Dans la plupart des pays du monde, la vie privée numérique est en fait inexistante. Soit vous vivez dans un pays comme la Chine, où le gouvernement sait tout de vous et utilise ces informations pour manipuler votre comportement à des fins politiques, soit vous vivez dans un endroit comme les États-Unis, où Big Tech manipule votre comportement à des fins commerciales. Sur le long terme, aucun de ces deux arrangements n’est compatible avec une société saine et ouverte. Mais le Web3 pourrait offrir une troisième voie, en nous permettant de mieux contrôler nos identités et nos informations numériques, tout en ajoutant une couche de responsabilité pour aider à arrêter les mauvais acteurs.

Certes, la plupart des protocoles Web3 ont fonctionné aux deux extrêmes du continuum de la vie privée. Les crypto-monnaies comme le Bitcoin et l’Ethereum offrent une transparence totale des transactions grâce aux registres publics, tandis que des protocoles comme Tornado Cash tentent d’atteindre l’anonymat total, en mélangeant les actifs d’utilisateurs légitimes avec ceux appartenant à des criminels et des régimes voyous.

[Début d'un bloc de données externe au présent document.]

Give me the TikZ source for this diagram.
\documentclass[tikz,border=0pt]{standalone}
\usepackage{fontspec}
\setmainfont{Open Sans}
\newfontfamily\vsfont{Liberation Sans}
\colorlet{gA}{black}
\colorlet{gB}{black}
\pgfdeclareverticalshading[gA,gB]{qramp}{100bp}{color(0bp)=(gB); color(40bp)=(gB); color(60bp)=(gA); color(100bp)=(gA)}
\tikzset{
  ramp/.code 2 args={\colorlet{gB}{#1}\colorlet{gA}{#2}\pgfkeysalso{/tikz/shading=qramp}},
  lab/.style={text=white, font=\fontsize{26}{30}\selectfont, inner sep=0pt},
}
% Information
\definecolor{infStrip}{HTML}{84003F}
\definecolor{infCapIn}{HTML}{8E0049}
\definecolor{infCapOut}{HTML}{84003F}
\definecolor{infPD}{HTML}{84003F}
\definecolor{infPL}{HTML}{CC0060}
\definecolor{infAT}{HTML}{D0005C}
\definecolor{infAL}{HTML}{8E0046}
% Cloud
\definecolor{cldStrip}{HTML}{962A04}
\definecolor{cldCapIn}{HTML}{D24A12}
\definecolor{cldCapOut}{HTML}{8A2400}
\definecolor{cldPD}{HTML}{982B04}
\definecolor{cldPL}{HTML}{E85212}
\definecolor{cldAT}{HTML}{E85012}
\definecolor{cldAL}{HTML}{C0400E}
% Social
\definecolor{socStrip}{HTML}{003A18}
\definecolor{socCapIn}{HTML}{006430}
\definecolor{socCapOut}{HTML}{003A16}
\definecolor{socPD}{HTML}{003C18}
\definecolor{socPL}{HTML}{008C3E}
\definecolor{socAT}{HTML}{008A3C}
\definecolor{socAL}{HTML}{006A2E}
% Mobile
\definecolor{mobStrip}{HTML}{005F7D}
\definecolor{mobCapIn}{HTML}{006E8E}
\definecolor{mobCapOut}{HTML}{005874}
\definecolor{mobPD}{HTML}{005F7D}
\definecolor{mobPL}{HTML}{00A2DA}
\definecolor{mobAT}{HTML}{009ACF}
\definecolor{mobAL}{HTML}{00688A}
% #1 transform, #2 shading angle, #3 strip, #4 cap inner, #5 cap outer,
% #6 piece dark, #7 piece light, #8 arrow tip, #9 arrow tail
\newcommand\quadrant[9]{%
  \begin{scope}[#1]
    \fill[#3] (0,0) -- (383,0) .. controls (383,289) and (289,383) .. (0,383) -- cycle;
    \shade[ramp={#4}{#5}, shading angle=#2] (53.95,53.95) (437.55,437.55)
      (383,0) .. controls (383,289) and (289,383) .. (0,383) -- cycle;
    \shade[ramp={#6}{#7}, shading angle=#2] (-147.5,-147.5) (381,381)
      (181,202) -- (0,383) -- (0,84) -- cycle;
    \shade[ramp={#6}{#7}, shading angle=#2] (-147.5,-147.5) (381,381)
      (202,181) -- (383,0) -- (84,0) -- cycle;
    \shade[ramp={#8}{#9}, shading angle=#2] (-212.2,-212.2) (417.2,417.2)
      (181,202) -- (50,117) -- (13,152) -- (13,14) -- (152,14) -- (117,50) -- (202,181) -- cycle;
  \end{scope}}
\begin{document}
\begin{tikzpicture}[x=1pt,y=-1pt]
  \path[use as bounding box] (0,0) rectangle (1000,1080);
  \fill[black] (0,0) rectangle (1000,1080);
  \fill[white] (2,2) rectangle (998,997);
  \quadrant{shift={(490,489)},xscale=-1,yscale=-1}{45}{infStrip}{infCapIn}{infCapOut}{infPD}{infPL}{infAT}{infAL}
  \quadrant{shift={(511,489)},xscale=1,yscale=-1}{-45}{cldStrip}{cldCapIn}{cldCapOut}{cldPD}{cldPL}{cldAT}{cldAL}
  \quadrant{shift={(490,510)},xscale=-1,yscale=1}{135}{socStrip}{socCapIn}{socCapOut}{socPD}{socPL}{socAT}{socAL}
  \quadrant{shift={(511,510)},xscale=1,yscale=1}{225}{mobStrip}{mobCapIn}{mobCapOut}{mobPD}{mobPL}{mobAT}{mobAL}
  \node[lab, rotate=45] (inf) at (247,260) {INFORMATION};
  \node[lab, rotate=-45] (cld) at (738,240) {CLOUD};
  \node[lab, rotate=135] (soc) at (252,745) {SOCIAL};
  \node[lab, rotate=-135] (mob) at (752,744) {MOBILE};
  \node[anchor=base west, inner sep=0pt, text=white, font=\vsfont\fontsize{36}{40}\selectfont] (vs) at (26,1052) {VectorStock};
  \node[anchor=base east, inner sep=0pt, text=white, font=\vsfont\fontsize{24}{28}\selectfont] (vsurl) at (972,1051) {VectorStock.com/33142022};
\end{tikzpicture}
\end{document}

Heureusement, les développeurs s’orientent désormais vers une solution intermédiaire qui protège la vie privée et respecte les principes démocratiques fondamentaux. Néanmoins, la conception de ces systèmes est trop importante pour être laissée aux seuls gouvernements, au secteur privé ou à la société civile. Les bonnes solutions exigent un travail d’équipe, axé sur quelques points essentiels.

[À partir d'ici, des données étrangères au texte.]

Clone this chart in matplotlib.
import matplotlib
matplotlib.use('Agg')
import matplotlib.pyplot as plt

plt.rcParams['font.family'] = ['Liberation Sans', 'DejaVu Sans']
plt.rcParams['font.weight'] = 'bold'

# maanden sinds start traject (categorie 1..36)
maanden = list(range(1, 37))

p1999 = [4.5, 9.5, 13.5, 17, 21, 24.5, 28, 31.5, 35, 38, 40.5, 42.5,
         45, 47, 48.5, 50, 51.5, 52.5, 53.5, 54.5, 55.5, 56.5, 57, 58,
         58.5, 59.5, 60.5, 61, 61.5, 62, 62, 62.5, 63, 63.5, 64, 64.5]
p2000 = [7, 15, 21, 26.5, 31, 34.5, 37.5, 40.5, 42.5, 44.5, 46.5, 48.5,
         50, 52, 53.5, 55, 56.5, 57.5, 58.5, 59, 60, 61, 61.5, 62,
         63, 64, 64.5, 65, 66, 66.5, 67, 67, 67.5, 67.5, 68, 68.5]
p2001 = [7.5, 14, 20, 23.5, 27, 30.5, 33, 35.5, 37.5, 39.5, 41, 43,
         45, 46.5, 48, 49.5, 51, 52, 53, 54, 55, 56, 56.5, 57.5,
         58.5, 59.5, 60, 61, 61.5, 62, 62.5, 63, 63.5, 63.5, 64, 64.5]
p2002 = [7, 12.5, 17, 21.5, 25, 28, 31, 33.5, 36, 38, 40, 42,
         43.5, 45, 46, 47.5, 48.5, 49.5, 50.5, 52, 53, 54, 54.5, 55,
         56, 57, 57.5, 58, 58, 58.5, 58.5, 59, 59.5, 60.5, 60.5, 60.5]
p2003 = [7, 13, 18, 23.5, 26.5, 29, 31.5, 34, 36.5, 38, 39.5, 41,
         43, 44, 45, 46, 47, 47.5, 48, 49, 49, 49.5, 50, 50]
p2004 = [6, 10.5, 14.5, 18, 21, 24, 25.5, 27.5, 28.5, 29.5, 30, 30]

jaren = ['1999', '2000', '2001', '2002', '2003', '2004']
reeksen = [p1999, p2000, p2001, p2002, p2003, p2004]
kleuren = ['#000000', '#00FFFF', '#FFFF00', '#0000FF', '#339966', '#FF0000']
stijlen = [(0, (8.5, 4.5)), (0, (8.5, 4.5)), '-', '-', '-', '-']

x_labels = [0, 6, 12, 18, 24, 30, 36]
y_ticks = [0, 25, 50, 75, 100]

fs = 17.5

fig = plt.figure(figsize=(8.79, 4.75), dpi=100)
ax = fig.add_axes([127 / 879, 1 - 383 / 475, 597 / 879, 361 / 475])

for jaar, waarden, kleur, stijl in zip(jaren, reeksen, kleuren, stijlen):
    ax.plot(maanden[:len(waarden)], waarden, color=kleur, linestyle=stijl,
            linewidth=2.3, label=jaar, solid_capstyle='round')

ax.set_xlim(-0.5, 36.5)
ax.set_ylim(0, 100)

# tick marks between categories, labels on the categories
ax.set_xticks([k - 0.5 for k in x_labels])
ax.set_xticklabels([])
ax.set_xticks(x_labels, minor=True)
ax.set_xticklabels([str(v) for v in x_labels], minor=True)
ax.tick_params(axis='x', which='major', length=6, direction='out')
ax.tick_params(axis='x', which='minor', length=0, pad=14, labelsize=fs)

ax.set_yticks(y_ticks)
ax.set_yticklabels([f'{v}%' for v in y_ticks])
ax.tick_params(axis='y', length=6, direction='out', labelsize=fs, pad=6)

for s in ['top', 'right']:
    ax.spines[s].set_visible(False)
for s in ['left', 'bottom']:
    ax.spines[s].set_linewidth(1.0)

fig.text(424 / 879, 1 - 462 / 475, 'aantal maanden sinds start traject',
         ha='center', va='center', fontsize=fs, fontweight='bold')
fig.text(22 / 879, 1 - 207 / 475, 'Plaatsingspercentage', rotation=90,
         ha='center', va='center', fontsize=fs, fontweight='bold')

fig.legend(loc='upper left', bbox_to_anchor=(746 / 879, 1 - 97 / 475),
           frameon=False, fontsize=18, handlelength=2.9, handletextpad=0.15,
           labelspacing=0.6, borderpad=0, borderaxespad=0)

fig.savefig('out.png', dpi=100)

Premièrement, nous avons besoin d’objectifs clairs. Il s’agit, au minimum, de donner aux gens un meilleur contrôle sur leurs informations, de garantir une plus grande responsabilité quant à l’utilisation de ces informations et d’élargir l’accès aux services financiers en général.

Deuxièmement, nous avons besoin de normes techniques qui rendent plus facile et moins coûteux l’établissement et la sécurisation de nos identités numériques. Les banques américaines et canadiennes dépensent actuellement plus de 30 milliards de dollars par an pour la vérification d’identité, mais ne parviennent généralement pas à empêcher le blanchiment d’argent. Les mêmes outils du Web3 qui permettent des transactions sécurisées et peu coûteuses entre portefeuilles numériques peuvent rendre plus facile et moins coûteux de prouver que nous sommes bien les personnes que nous prétendons être. Des normes ouvertes pour la validation des identités numériques peuvent garantir une concurrence saine, en réduisant les coûts pour les consommateurs et en encourageant une course au sommet pour le traitement des données.

Enfin, nous avons besoin de réglementations financières capables de cibler les mauvais acteurs tout en permettant le transfert sécurisé de fonds vers les dissidents et autres personnes vivant dans des sociétés fermées. Ayant passé du temps avec des survivants des camps d’esclaves nord-coréens, je ne soutiendrai jamais que mon droit à des transactions privées est plus important que leur droit à la liberté. Mais les deux ne s’excluent pas mutuellement. Au moyen de politiques créatives et d’outils du Web3 bien conçus, nous pouvons promouvoir les libertés civiles et prévenir les abus.

Tornado Cash n’est qu’un code informatique. Essayer de fermer ces protocoles déclenchera très probablement un «jeu de la taupe» sans fin. Au lieu de cela, nous avons besoin d’une nouvelle approche pour construire une infrastructure financière numérique qui protège la vie privée des individus sans nuire à la sécurité.